• Problem to work on:
Print exactly the lines from the first one down to the line that contains "const reapTrendY = [15.0, -1.7];", both included, and skip the pictures.

• Provided data:
-*-*-

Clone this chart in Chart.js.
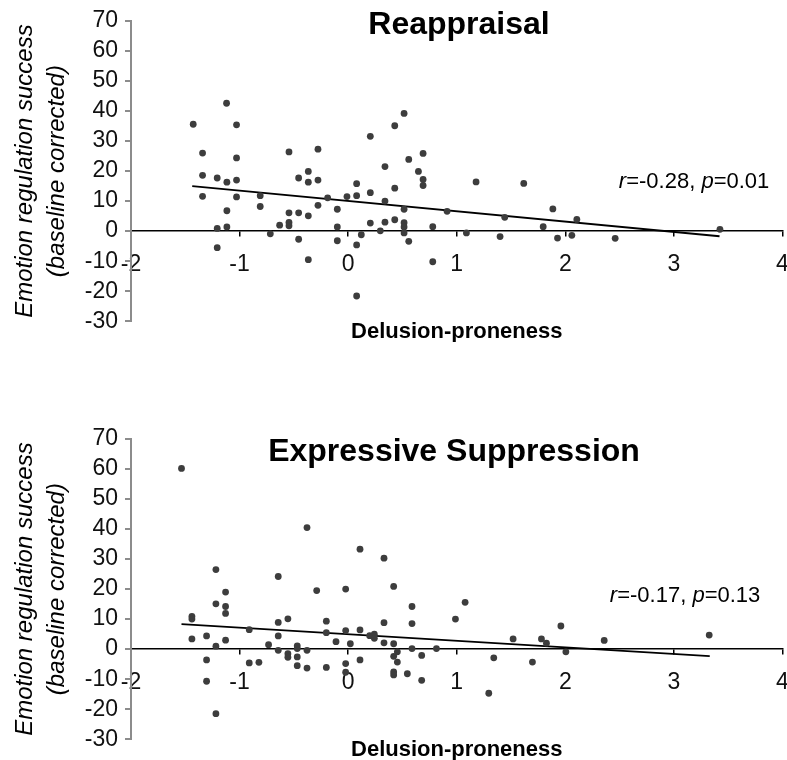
<!DOCTYPE html>
<html>
<head>
<meta charset="utf-8">
<script src="https://cdn.jsdelivr.net/npm/chart.js@4.4.1/dist/chart.umd.min.js"></script>
<style>
  html, body { margin: 0; padding: 0; background: #fff; }
  .panel { position: absolute; left: 0; width: 787px; height: 342px; }
</style>
</head>
<body>
<div class="panel" style="top:0"><canvas id="reappraisalChart"></canvas></div>
<div class="panel" style="top:418px"><canvas id="suppressionChart"></canvas></div>
<script>
// Reappraisal: delusion-proneness vs regulation success
const reapX = [-1.427, -1.12, -1.028, -1.341, -1.028, -1.341, -1.206, -1.117, -1.028, -1.341,
  -1.028, -0.81, -0.81, -1.117, -1.206, -1.117, -1.206, -0.717, -0.631, -0.545,
  -0.545, -0.545, -0.456, -0.545, -0.456, -0.367, -0.367, -0.278, -0.278, -0.367,
  -0.278, -0.456, -0.367, -0.189, -0.1, -0.1, -0.1, -0.011, 0.078, 0.078,
  0.078, 0.121, 0.078, 0.204, 0.204, 0.204, 0.296, 0.339, 0.339, 0.339,
  0.429, 0.429, 0.429, 0.515, 0.558, 0.515, 0.515, 0.515, 0.515, 0.558,
  0.647, 0.69, 0.69, 0.69, 0.779, 0.779, 0.911, 1.089, 1.178, 1.399,
  1.442, 1.617, 1.796, 1.885, 1.928, 2.06, 2.106, 2.459, 3.424];
const reapY = [35.6, 42.6, 35.4, 26.0, 24.4, 18.6, 17.7, 16.3, 17.0, 11.6,
  11.4, 11.8, 8.2, 6.8, 0.9, 1.4, -5.5, -0.9, 2.0, 2.9,
  1.8, 6.1, 6.1, 26.4, 17.7, 19.9, 16.3, 27.3, 17.0, 5.1,
  8.6, -2.7, -9.5, 11.1, 7.3, 1.4, -3.2, 11.5, 15.8, 11.8,
  -4.6, -1.2, -21.6, 31.6, 12.8, 2.7, 0.1, 21.5, 10.0, 3.0,
  35.1, 14.3, 3.8, 39.2, 23.9, 7.3, 2.8, 1.4, -0.6, -3.4,
  19.9, 25.9, 17.2, 15.2, 1.5, -10.2, 6.6, -0.6, 16.4, -1.8,
  4.6, 15.9, 1.5, 7.4, -2.3, -1.4, 3.9, -2.4, 0.6];
const reapTrendX = [-1.436, 3.42];
const reapTrendY = [15.0, -1.7];

// Expressive suppression
const suppX = [-1.535, -1.439, -1.439, -1.439, -1.304, -1.304, -1.304, -1.218, -1.218, -1.218,
  -1.218, -1.129, -1.129, -1.129, -1.129, -0.911, -0.911, -0.822, -0.733, -0.644,
  -0.644, -0.644, -0.644, -0.555, -0.555, -0.555, -0.469, -0.469, -0.469, -0.469,
  -0.379, -0.379, -0.379, -0.29, -0.201, -0.201, -0.201, -0.112, -0.023, -0.023,
  -0.023, -0.023, 0.02, 0.109, 0.109, 0.109, 0.198, 0.241, 0.241, 0.33,
  0.33, 0.33, 0.419, 0.419, 0.419, 0.419, 0.419, 0.453, 0.453, 0.545,
  0.588, 0.588, 0.588, 0.677, 0.677, 0.813, 0.988, 1.077, 1.295, 1.341,
  1.519, 1.697, 1.78, 1.826, 1.959, 2.005, 2.358, 3.325];
const suppY = [60.2, 10.9, 10.0, 3.4, 4.4, -3.6, -10.7, 26.5, 15.1, 1.0,
  -21.5, 19.0, 14.2, 11.9, 3.0, 6.5, -4.6, -4.4, 1.5, 24.2,
  8.9, 4.4, -0.4, 10.1, -1.5, -2.7, 1.1, 0.2, -2.6, -5.5,
  40.5, -0.4, -6.3, 19.5, 9.3, 5.5, -6.1, 2.5, 20.0, 6.2,
  -4.8, -7.7, 1.8, 33.3, 6.4, -3.6, 4.5, 5.0, 3.6, 30.3,
  8.8, 2.1, 20.9, 1.8, -2.4, -7.6, -8.6, -0.9, -4.3, -8.2,
  14.2, 8.5, 0.2, -2.1, -10.4, 0.2, 10.0, 15.6, -14.7, -2.9,
  3.4, -4.3, 3.4, 2.0, 7.7, -0.9, 2.9, 4.7];
const suppTrendX = [-1.535, 3.33];
const suppTrendY = [8.3, -2.36];

const xTicks = { min: -2, max: 4, step: 1 };
const yTicks = { min: -30, max: 70, step: 10 };

const FONT = '"Liberation Sans", Arial, Helvetica, sans-serif';

function toPoints(xs, ys) {
  return xs.map((x, i) => ({ x: x, y: ys[i] }));
}

const panelText = {
  id: "panelText",
  afterDraw(chart, args, opts) {
    const ctx = chart.ctx;
    const xs = chart.scales.x, ys = chart.scales.y;
    ctx.save();
    ctx.fillStyle = "#000";
    ctx.textBaseline = "middle";
    ctx.textAlign = "center";
    ctx.font = "bold 32px " + FONT;
    ctx.fillText(opts.title, opts.titleX, opts.titleY);

    // r / p annotation, italic letters
    let px = xs.getPixelForValue(opts.statAt[0]);
    const py = ys.getPixelForValue(opts.statAt[1]);
    ctx.textAlign = "left";
    opts.stat.forEach(function (part) {
      ctx.font = (part[1] ? "italic " : "") + "22px " + FONT;
      ctx.fillText(part[0], px, py);
      px += ctx.measureText(part[0]).width;
    });
    ctx.restore();
  }
};

function makeChart(id, xs, ys, trendX, trendY, text) {
  const canvas = document.getElementById(id);
  if (!canvas) return;

  new Chart(canvas.getContext("2d"), {
    type: "scatter",
    data: {
      datasets: [
        {
          data: toPoints(xs, ys),
          pointRadius: 3.4,
          pointHoverRadius: 3.4,
          pointBackgroundColor: "#3d3d3d",
          pointBorderWidth: 0
        },
        {
          type: "line",
          data: toPoints(trendX, trendY),
          borderColor: "#000",
          borderWidth: 1.8,
          pointRadius: 0,
          fill: false
        }
      ]
    },
    options: {
      responsive: true,
      maintainAspectRatio: false,
      animation: false,
      layout: { padding: { top: 21, right: 4.5, bottom: 0, left: 0 } },
      plugins: {
        legend: { display: false },
        tooltip: { enabled: false },
        panelText: text
      },
      scales: {
        x: {
          type: "linear",
          position: { y: 0 },
          min: xTicks.min,
          max: xTicks.max,
          ticks: {
            stepSize: xTicks.step,
            color: "#111",
            padding: 15,
            font: { family: FONT, size: 23 },
            maxRotation: 0,
            autoSkip: false
          },
          grid: { drawOnChartArea: false, tickLength: 5, color: "#000", lineWidth: 1.5 },
          border: { color: "#000", width: 1.5 },
          title: {
            display: true,
            text: "Delusion-proneness",
            color: "#000",
            font: { family: FONT, size: 22, weight: "bold" },
            padding: { top: 0, bottom: -89 }
          },
          afterFit: function (scale) {
            scale.height = 25;
            scale.paddingLeft = 0;
            scale.paddingRight = 0;
          }
        },
        y: {
          min: yTicks.min,
          max: yTicks.max,
          ticks: {
            stepSize: yTicks.step,
            color: "#111",
            padding: 7,
            font: { family: FONT, size: 23 }
          },
          grid: { drawOnChartArea: false, tickLength: 6, color: "#8c8c8c", lineWidth: 2 },
          border: { color: "#8c8c8c", width: 2 },
          title: {
            display: true,
            text: ["Emotion regulation success", "(baseline corrected)"],
            color: "#000",
            font: { family: FONT, size: 24, style: "italic", lineHeight: 1.34 },
            padding: { top: 9, bottom: 0 }
          },
          afterFit: function (scale) {
            scale.width = 131;
          }
        }
      }
    },
    plugins: [panelText]
  });
}

document.addEventListener("DOMContentLoaded", function () {
  makeChart("reappraisalChart", reapX, reapY, reapTrendX, reapTrendY, {
    title: "Reappraisal", titleX: 459, titleY: 25,
    statAt: [2.493, 16.3],
    stat: [["r", true], ["=-0.28, ", false], ["p", true], ["=0.01", false]]
  });
  makeChart("suppressionChart", suppX, suppY, suppTrendX, suppTrendY, {
    title: "Expressive Suppression", titleX: 454, titleY: 34,
    statAt: [2.41, 17.6],
    stat: [["r", true], ["=-0.17, ", false], ["p", true], ["=0.13", false]]
  });
});
</script>
</body>
</html>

-*-*-

• Answer to the problem:
Clone this chart in Chart.js.
<!DOCTYPE html>
<html>
<head>
<meta charset="utf-8">
<script src="https://cdn.jsdelivr.net/npm/chart.js@4.4.1/dist/chart.umd.min.js"></script>
<style>
  html, body { margin: 0; padding: 0; background: #fff; }
  .panel { position: absolute; left: 0; width: 787px; height: 342px; }
</style>
</head>
<body>
<div class="panel" style="top:0"><canvas id="reappraisalChart"></canvas></div>
<div class="panel" style="top:418px"><canvas id="suppressionChart"></canvas></div>
<script>
// Reappraisal: delusion-proneness vs regulation success
const reapX = [-1.427, -1.12, -1.028, -1.341, -1.028, -1.341, -1.206, -1.117, -1.028, -1.341,
  -1.028, -0.81, -0.81, -1.117, -1.206, -1.117, -1.206, -0.717, -0.631, -0.545,
  -0.545, -0.545, -0.456, -0.545, -0.456, -0.367, -0.367, -0.278, -0.278, -0.367,
  -0.278, -0.456, -0.367, -0.189, -0.1, -0.1, -0.1, -0.011, 0.078, 0.078,
  0.078, 0.121, 0.078, 0.204, 0.204, 0.204, 0.296, 0.339, 0.339, 0.339,
  0.429, 0.429, 0.429, 0.515, 0.558, 0.515, 0.515, 0.515, 0.515, 0.558,
  0.647, 0.69, 0.69, 0.69, 0.779, 0.779, 0.911, 1.089, 1.178, 1.399,
  1.442, 1.617, 1.796, 1.885, 1.928, 2.06, 2.106, 2.459, 3.424];
const reapY = [35.6, 42.6, 35.4, 26.0, 24.4, 18.6, 17.7, 16.3, 17.0, 11.6,
  11.4, 11.8, 8.2, 6.8, 0.9, 1.4, -5.5, -0.9, 2.0, 2.9,
  1.8, 6.1, 6.1, 26.4, 17.7, 19.9, 16.3, 27.3, 17.0, 5.1,
  8.6, -2.7, -9.5, 11.1, 7.3, 1.4, -3.2, 11.5, 15.8, 11.8,
  -4.6, -1.2, -21.6, 31.6, 12.8, 2.7, 0.1, 21.5, 10.0, 3.0,
  35.1, 14.3, 3.8, 39.2, 23.9, 7.3, 2.8, 1.4, -0.6, -3.4,
  19.9, 25.9, 17.2, 15.2, 1.5, -10.2, 6.6, -0.6, 16.4, -1.8,
  4.6, 15.9, 1.5, 7.4, -2.3, -1.4, 3.9, -2.4, 0.6];
const reapTrendX = [-1.436, 3.42];
const reapTrendY = [15.0, -1.7];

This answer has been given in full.